- [DATA LISTING]
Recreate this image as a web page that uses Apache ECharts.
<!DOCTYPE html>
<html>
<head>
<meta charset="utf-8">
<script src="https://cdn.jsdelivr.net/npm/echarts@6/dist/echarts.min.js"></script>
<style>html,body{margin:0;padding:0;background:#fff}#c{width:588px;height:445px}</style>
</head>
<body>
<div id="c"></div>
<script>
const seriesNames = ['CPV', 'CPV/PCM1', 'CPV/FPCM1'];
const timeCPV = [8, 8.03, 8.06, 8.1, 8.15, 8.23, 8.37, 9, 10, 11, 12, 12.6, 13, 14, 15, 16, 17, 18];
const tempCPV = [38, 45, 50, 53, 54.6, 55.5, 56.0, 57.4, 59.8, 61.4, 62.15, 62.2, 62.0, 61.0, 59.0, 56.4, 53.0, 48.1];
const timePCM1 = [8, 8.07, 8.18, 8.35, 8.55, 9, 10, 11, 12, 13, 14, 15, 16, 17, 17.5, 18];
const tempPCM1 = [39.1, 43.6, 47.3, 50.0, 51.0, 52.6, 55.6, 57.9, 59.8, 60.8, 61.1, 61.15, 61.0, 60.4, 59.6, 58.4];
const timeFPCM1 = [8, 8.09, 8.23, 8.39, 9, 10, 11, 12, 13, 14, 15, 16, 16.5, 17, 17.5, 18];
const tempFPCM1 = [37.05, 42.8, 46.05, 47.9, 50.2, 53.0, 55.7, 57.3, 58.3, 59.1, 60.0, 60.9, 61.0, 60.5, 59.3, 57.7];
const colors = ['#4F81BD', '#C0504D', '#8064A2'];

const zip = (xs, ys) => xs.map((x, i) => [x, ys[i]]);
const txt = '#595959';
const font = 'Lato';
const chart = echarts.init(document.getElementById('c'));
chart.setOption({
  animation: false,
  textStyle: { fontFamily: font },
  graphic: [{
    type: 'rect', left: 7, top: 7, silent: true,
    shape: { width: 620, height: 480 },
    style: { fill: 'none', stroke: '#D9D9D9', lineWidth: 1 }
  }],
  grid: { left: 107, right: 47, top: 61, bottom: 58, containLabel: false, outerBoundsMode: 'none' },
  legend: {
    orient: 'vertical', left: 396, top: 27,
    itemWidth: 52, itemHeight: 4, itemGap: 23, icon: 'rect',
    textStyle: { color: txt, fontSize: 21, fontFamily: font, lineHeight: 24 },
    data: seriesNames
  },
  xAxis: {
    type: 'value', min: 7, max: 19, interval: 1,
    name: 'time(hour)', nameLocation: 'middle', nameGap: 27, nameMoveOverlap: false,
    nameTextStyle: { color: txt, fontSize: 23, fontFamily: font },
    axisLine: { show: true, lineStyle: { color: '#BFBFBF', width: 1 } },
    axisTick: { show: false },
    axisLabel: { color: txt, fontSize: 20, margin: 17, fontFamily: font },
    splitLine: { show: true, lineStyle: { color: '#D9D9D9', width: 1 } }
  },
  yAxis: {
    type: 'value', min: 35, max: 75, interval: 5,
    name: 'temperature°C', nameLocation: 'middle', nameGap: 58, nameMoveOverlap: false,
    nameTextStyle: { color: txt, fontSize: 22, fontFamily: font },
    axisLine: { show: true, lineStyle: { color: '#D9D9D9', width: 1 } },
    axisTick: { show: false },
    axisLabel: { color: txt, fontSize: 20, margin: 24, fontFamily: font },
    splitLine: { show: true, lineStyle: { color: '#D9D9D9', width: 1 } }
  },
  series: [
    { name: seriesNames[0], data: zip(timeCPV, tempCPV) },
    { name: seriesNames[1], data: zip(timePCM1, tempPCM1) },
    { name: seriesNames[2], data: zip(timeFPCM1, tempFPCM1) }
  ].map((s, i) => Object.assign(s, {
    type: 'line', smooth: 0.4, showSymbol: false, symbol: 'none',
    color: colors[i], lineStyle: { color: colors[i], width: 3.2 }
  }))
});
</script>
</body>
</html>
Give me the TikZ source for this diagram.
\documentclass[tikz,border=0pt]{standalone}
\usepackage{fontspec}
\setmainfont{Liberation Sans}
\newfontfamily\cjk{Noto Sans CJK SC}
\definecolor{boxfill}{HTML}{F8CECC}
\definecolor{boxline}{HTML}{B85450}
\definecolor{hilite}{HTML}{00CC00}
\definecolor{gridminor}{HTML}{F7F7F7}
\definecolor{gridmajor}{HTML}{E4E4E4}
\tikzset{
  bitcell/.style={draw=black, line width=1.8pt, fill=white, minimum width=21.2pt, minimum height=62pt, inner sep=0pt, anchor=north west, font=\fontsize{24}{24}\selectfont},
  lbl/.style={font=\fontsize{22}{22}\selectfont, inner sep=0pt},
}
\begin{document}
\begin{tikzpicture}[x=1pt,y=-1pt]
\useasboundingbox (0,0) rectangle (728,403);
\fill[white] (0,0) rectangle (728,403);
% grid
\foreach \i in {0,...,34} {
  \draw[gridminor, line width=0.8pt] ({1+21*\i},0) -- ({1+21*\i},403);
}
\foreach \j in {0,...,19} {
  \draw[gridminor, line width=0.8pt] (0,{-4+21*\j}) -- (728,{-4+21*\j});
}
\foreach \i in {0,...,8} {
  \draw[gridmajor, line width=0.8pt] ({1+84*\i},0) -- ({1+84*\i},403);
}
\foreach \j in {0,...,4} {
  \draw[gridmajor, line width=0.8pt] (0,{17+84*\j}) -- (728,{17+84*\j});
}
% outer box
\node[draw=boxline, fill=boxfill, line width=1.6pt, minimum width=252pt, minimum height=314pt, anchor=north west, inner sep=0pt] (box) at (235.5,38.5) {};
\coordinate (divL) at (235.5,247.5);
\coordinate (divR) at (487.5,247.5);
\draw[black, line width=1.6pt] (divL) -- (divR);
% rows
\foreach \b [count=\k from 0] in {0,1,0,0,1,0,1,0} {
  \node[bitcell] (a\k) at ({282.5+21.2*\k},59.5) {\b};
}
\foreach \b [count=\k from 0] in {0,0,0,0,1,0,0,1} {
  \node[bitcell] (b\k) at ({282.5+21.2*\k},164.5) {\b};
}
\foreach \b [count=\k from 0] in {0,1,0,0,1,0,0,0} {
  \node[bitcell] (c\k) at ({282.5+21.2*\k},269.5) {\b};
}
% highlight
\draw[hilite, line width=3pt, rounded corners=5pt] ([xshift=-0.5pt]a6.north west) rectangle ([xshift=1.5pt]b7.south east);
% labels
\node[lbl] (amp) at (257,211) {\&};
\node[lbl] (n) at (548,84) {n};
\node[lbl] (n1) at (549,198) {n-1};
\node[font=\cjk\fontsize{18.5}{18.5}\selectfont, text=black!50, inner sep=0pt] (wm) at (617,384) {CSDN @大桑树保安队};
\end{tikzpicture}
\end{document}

- [WHAT YOU SHOULD DO] Go through the entries and repeat each one exactly.

- [RESPONSE BELOW]
Recreate this image as a web page that uses Apache ECharts.
<!DOCTYPE html>
<html>
<head>
<meta charset="utf-8">
<script src="https://cdn.jsdelivr.net/npm/echarts@6/dist/echarts.min.js"></script>
<style>html,body{margin:0;padding:0;background:#fff}#c{width:588px;height:445px}</style>
</head>
<body>
<div id="c"></div>
<script>
const seriesNames = ['CPV', 'CPV/PCM1', 'CPV/FPCM1'];
const timeCPV = [8, 8.03, 8.06, 8.1, 8.15, 8.23, 8.37, 9, 10, 11, 12, 12.6, 13, 14, 15, 16, 17, 18];
const tempCPV = [38, 45, 50, 53, 54.6, 55.5, 56.0, 57.4, 59.8, 61.4, 62.15, 62.2, 62.0, 61.0, 59.0, 56.4, 53.0, 48.1];
const timePCM1 = [8, 8.07, 8.18, 8.35, 8.55, 9, 10, 11, 12, 13, 14, 15, 16, 17, 17.5, 18];
const tempPCM1 = [39.1, 43.6, 47.3, 50.0, 51.0, 52.6, 55.6, 57.9, 59.8, 60.8, 61.1, 61.15, 61.0, 60.4, 59.6, 58.4];
const timeFPCM1 = [8, 8.09, 8.23, 8.39, 9, 10, 11, 12, 13, 14, 15, 16, 16.5, 17, 17.5, 18];
const tempFPCM1 = [37.05, 42.8, 46.05, 47.9, 50.2, 53.0, 55.7, 57.3, 58.3, 59.1, 60.0, 60.9, 61.0, 60.5, 59.3, 57.7];
const colors = ['#4F81BD', '#C0504D', '#8064A2'];

const zip = (xs, ys) => xs.map((x, i) => [x, ys[i]]);
const txt = '#595959';
const font = 'Lato';
const chart = echarts.init(document.getElementById('c'));
chart.setOption({
  animation: false,
  textStyle: { fontFamily: font },
  graphic: [{
    type: 'rect', left: 7, top: 7, silent: true,
    shape: { width: 620, height: 480 },
    style: { fill: 'none', stroke: '#D9D9D9', lineWidth: 1 }
  }],
  grid: { left: 107, right: 47, top: 61, bottom: 58, containLabel: false, outerBoundsMode: 'none' },
  legend: {
    orient: 'vertical', left: 396, top: 27,
    itemWidth: 52, itemHeight: 4, itemGap: 23, icon: 'rect',
    textStyle: { color: txt, fontSize: 21, fontFamily: font, lineHeight: 24 },
    data: seriesNames
  },
  xAxis: {
    type: 'value', min: 7, max: 19, interval: 1,
    name: 'time(hour)', nameLocation: 'middle', nameGap: 27, nameMoveOverlap: false,
    nameTextStyle: { color: txt, fontSize: 23, fontFamily: font },
    axisLine: { show: true, lineStyle: { color: '#BFBFBF', width: 1 } },
    axisTick: { show: false },
    axisLabel: { color: txt, fontSize: 20, margin: 17, fontFamily: font },
    splitLine: { show: true, lineStyle: { color: '#D9D9D9', width: 1 } }
  },
  yAxis: {
    type: 'value', min: 35, max: 75, interval: 5,
    name: 'temperature°C', nameLocation: 'middle', nameGap: 58, nameMoveOverlap: false,
    nameTextStyle: { color: txt, fontSize: 22, fontFamily: font },
    axisLine: { show: true, lineStyle: { color: '#D9D9D9', width: 1 } },
    axisTick: { show: false },
    axisLabel: { color: txt, fontSize: 20, margin: 24, fontFamily: font },
    splitLine: { show: true, lineStyle: { color: '#D9D9D9', width: 1 } }
  },
  series: [
    { name: seriesNames[0], data: zip(timeCPV, tempCPV) },
    { name: seriesNames[1], data: zip(timePCM1, tempPCM1) },
    { name: seriesNames[2], data: zip(timeFPCM1, tempFPCM1) }
  ].map((s, i) => Object.assign(s, {
    type: 'line', smooth: 0.4, showSymbol: false, symbol: 'none',
    color: colors[i], lineStyle: { color: colors[i], width: 3.2 }
  }))
});
</script>
</body>
</html>
Give me the TikZ source for this diagram.
\documentclass[tikz,border=0pt]{standalone}
\usepackage{fontspec}
\setmainfont{Liberation Sans}
\newfontfamily\cjk{Noto Sans CJK SC}
\definecolor{boxfill}{HTML}{F8CECC}
\definecolor{boxline}{HTML}{B85450}
\definecolor{hilite}{HTML}{00CC00}
\definecolor{gridminor}{HTML}{F7F7F7}
\definecolor{gridmajor}{HTML}{E4E4E4}
\tikzset{
  bitcell/.style={draw=black, line width=1.8pt, fill=white, minimum width=21.2pt, minimum height=62pt, inner sep=0pt, anchor=north west, font=\fontsize{24}{24}\selectfont},
  lbl/.style={font=\fontsize{22}{22}\selectfont, inner sep=0pt},
}
\begin{document}
\begin{tikzpicture}[x=1pt,y=-1pt]
\useasboundingbox (0,0) rectangle (728,403);
\fill[white] (0,0) rectangle (728,403);
% grid
\foreach \i in {0,...,34} {
  \draw[gridminor, line width=0.8pt] ({1+21*\i},0) -- ({1+21*\i},403);
}
\foreach \j in {0,...,19} {
  \draw[gridminor, line width=0.8pt] (0,{-4+21*\j}) -- (728,{-4+21*\j});
}
\foreach \i in {0,...,8} {
  \draw[gridmajor, line width=0.8pt] ({1+84*\i},0) -- ({1+84*\i},403);
}
\foreach \j in {0,...,4} {
  \draw[gridmajor, line width=0.8pt] (0,{17+84*\j}) -- (728,{17+84*\j});
}
% outer box
\node[draw=boxline, fill=boxfill, line width=1.6pt, minimum width=252pt, minimum height=314pt, anchor=north west, inner sep=0pt] (box) at (235.5,38.5) {};
\coordinate (divL) at (235.5,247.5);
\coordinate (divR) at (487.5,247.5);
\draw[black, line width=1.6pt] (divL) -- (divR);
% rows
\foreach \b [count=\k from 0] in {0,1,0,0,1,0,1,0} {
  \node[bitcell] (a\k) at ({282.5+21.2*\k},59.5) {\b};
}
\foreach \b [count=\k from 0] in {0,0,0,0,1,0,0,1} {
  \node[bitcell] (b\k) at ({282.5+21.2*\k},164.5) {\b};
}
\foreach \b [count=\k from 0] in {0,1,0,0,1,0,0,0} {
  \node[bitcell] (c\k) at ({282.5+21.2*\k},269.5) {\b};
}
% highlight
\draw[hilite, line width=3pt, rounded corners=5pt] ([xshift=-0.5pt]a6.north west) rectangle ([xshift=1.5pt]b7.south east);
% labels
\node[lbl] (amp) at (257,211) {\&};
\node[lbl] (n) at (548,84) {n};
\node[lbl] (n1) at (549,198) {n-1};
\node[font=\cjk\fontsize{18.5}{18.5}\selectfont, text=black!50, inner sep=0pt] (wm) at (617,384) {CSDN @大桑树保安队};
\end{tikzpicture}
\end{document}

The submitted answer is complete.